The overlap numbers make this concrete. Compared with the first decile:
- Decile 2: 84.64% of edges were new — almost no overlap.
- Decile 3: 38.82% of edges were new.
- Decile 5: 22.19% of edges were new.
These are not weak variants of one stable biomarker. They are different anatomical accounts of the same trait, generated by changing one ranking choice that researchers usually treat as cosmetic.
A significant model surfaces only the subset of brain-wide information that rises under one ranking scheme. A non-overlapping subset can imply a different mechanism without much loss of accuracy.
Feature Selection Changed Brain Biomarker Results Across AI Models
Feature selection was not useless. In ridge regression, selection generally improved performance.
The narrower argument is that once selected features get treated as the unique neurobiology of a phenotype, the conclusion is doing more interpretive work than the data support.
Two reasons lower-ranked edges may keep predicting well:
- Redundancy: brain connectomes are highly autocorrelated, so the strongest edges can overlap in the information they carry.

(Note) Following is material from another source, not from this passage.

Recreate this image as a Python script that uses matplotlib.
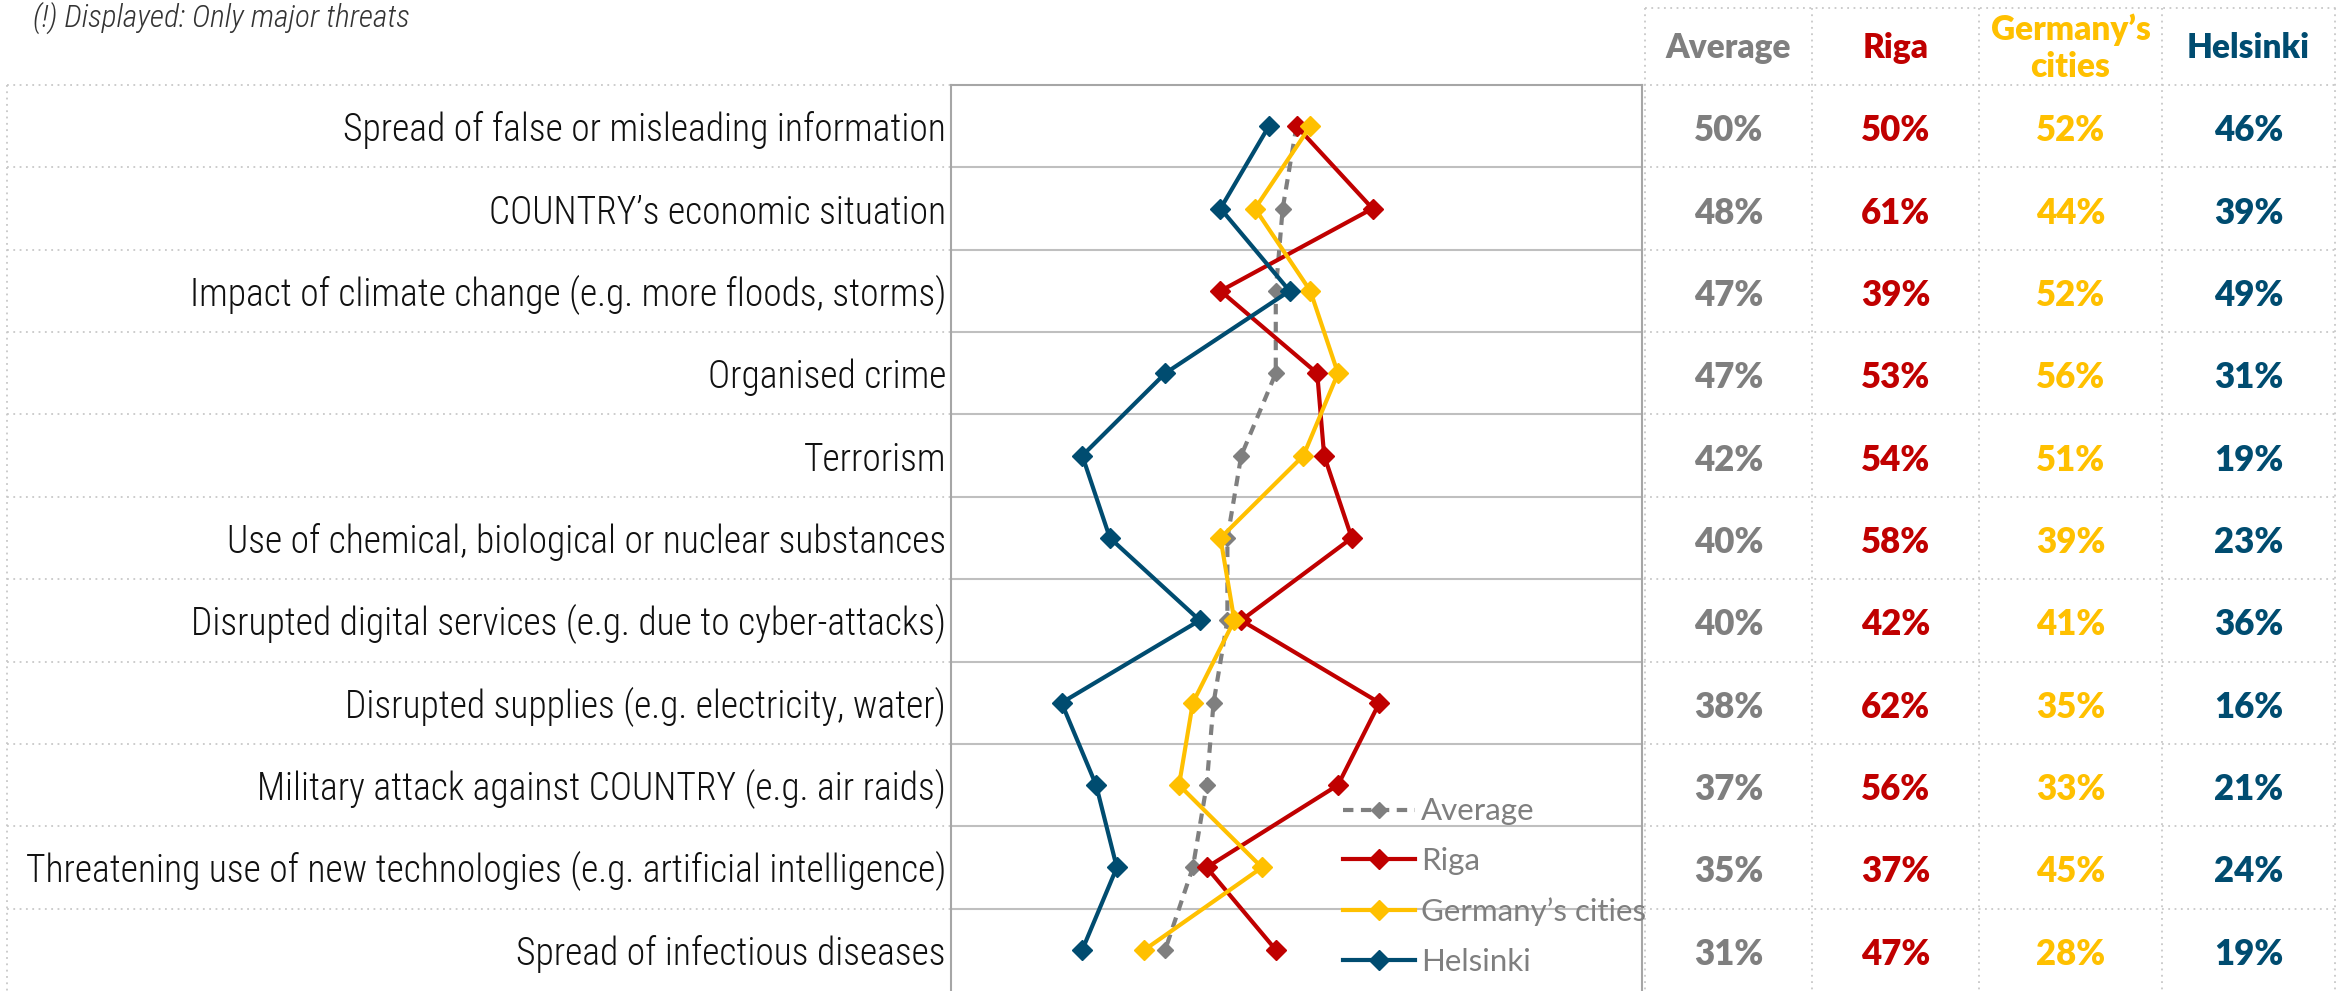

- Alternative feature pools: lower-ranked but less-correlated edges can recapture similar predictive information from a different anatomical angle.
That is the optimistic reading.
The cautionary reading is that lower-ranked features may also be picking up confounds, demographic stereotypes, or other information that the field would not endorse as biology if it had a clearer view of the model’s reasoning.
Researchers treat that ambiguity as a warning about interpretation rather than as a license to throw every feature into a model.
Psychiatric Biomarkers Need Stability Across Feature-Selection Pipelines
This lands hardest in psychiatry, where biomarker claims already outpace reliability. If one decile gives a “depression network” and another non-overlapping decile gives a similarly predictive but different map, the colorful network diagrams in those papers are saying less than they appear to.
A second possibility is subtype structure. Multiple deciles may work because different subgroups of people are best captured by different feature sets — meaning some of today’s interpretive instability may be a disguised subtype problem, not a pure modeling bug.
Before any neuroimaging biomarker is used for diagnosis, prognosis, or treatment selection, the bar should be higher than “predicts above chance.” The biological interpretation also needs to stay stable across alternative feature sets; otherwise the reported brain map may reflect a pipeline choice more than a reproducible trait network.
Citation: DOI: 10.1038/s41562-026-02447-y; Adkinson et al; Feature selection leads to divergent neurobiological interpretations of brain-based machine learning biomarkers; Nature Human Behaviour; 2026.
Study Design: Cross-dataset connectome-based predictive modeling with decile-level feature stratification.
Sample Size: 12,200 participants across HBN, ABCD, HCPD, and PNC, spanning 13 cognitive, developmental, demographic, and psychiatric outcomes.
Key Statistic: Lower-ranked connectome deciles predicted at r values within ~0.01 of top-ranked deciles (e.g., HCPD executive function: decile 5 r = 0.16 vs. decile 1 r = 0.14), with up to 84.64% non-overlapping edges.